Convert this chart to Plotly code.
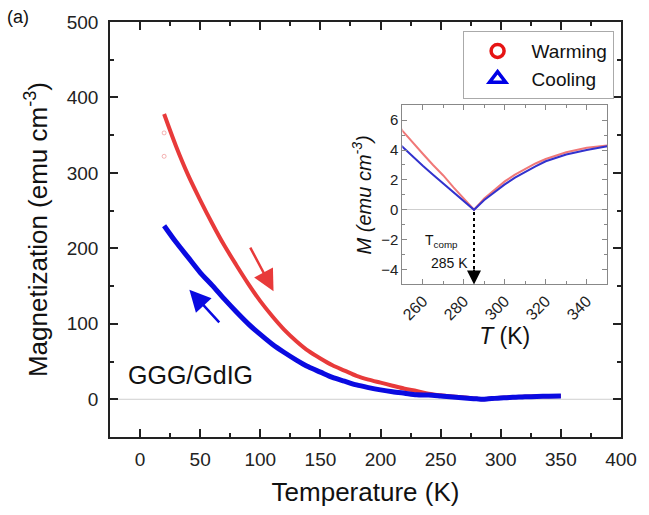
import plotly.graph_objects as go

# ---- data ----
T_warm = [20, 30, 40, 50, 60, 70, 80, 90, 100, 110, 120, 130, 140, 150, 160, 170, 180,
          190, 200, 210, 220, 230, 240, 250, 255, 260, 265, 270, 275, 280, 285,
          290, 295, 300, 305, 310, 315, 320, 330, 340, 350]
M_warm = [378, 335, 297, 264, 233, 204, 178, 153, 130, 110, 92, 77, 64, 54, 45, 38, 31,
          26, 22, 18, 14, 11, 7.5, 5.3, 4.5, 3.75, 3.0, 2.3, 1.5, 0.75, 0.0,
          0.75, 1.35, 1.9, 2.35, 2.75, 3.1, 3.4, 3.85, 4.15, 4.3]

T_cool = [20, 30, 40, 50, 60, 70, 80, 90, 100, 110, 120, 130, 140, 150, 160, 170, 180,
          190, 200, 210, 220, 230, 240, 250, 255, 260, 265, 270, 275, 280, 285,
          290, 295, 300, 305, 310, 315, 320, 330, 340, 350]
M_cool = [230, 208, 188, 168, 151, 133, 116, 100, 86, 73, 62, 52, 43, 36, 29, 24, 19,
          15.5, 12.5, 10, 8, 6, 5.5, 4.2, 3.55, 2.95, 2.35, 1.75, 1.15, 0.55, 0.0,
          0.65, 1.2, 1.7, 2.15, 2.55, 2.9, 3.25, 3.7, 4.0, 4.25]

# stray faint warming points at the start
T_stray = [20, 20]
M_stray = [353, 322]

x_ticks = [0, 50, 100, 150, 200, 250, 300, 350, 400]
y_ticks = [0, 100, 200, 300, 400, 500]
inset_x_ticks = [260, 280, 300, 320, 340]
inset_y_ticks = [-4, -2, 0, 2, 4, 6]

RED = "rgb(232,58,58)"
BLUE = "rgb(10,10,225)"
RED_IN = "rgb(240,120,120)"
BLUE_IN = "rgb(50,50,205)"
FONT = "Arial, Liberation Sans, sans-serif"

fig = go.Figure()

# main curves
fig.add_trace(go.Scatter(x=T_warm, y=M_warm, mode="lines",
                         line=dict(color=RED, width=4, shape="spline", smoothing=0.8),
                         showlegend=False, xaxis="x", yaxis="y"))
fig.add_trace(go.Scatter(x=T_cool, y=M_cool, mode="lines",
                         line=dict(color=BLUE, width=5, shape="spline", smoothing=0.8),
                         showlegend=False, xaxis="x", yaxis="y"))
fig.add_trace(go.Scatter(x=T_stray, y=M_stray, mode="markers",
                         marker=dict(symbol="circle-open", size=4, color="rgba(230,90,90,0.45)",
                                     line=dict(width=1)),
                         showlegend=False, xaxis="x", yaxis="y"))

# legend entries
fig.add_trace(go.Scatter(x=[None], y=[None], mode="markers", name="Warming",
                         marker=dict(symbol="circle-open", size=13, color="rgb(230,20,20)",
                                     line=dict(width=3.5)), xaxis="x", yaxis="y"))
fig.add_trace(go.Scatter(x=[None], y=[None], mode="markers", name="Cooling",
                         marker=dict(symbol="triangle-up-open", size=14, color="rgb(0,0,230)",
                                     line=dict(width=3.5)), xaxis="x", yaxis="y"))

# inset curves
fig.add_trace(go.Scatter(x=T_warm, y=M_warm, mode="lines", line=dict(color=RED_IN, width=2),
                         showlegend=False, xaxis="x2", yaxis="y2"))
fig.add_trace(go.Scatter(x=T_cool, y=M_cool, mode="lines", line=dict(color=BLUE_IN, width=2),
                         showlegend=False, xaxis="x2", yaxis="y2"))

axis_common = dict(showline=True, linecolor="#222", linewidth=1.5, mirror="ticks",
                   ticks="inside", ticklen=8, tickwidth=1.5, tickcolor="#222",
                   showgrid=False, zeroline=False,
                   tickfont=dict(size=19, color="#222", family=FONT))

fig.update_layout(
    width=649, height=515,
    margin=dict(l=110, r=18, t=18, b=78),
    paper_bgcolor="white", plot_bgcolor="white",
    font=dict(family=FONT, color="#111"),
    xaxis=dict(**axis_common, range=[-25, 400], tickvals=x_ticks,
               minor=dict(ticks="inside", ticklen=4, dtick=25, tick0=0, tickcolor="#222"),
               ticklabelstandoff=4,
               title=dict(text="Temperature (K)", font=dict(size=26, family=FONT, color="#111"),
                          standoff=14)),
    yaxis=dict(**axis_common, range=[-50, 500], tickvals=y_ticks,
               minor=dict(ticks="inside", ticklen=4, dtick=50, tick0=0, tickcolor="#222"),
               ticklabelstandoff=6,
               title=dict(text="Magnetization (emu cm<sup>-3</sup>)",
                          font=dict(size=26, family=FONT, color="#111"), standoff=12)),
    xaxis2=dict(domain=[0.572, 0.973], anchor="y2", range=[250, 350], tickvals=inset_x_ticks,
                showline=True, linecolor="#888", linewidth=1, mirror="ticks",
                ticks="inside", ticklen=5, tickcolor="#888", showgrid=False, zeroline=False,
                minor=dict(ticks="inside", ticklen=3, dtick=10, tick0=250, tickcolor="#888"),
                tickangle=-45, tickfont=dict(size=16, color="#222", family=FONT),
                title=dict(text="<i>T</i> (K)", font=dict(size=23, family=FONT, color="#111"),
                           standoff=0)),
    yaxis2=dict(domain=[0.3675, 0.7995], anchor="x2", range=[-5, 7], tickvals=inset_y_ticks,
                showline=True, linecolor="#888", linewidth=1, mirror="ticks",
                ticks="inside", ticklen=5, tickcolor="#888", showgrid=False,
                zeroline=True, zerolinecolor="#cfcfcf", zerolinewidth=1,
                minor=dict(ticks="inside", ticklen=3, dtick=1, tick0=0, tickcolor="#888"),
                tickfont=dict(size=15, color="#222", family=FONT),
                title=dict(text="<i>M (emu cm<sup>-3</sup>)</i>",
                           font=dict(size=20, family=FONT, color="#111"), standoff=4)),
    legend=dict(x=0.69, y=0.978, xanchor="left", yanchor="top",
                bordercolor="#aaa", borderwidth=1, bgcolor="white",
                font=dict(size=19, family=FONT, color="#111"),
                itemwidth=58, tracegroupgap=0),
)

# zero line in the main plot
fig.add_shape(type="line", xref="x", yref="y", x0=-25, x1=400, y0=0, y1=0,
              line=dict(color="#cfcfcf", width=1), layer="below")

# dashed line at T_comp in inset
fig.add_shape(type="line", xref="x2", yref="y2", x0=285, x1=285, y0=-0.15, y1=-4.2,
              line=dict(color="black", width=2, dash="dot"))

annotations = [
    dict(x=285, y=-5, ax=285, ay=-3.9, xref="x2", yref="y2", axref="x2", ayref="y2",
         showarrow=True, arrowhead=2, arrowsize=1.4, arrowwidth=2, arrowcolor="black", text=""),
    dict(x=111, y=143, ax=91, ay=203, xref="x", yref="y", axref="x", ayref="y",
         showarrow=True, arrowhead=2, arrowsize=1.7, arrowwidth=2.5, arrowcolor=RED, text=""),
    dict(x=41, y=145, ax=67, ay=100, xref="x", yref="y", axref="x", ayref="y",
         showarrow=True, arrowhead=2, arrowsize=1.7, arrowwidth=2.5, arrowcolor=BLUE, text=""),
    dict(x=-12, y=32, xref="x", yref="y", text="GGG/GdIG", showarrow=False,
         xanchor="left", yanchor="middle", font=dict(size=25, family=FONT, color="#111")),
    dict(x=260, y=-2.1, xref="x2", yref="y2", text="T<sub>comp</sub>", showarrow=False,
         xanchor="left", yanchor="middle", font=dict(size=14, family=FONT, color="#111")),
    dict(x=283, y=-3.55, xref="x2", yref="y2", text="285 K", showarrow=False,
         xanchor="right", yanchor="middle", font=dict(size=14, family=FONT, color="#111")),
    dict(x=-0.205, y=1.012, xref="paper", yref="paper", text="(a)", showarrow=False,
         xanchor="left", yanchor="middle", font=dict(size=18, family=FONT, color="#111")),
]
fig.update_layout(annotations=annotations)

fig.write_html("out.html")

SHORT TASK
Omitting all pictures, restate exactly the lines of the material from its start through the line that contains "import plotly.graph_objects as go".

WRITTEN ANSWER
Convert this chart to Plotly code.
import plotly.graph_objects as go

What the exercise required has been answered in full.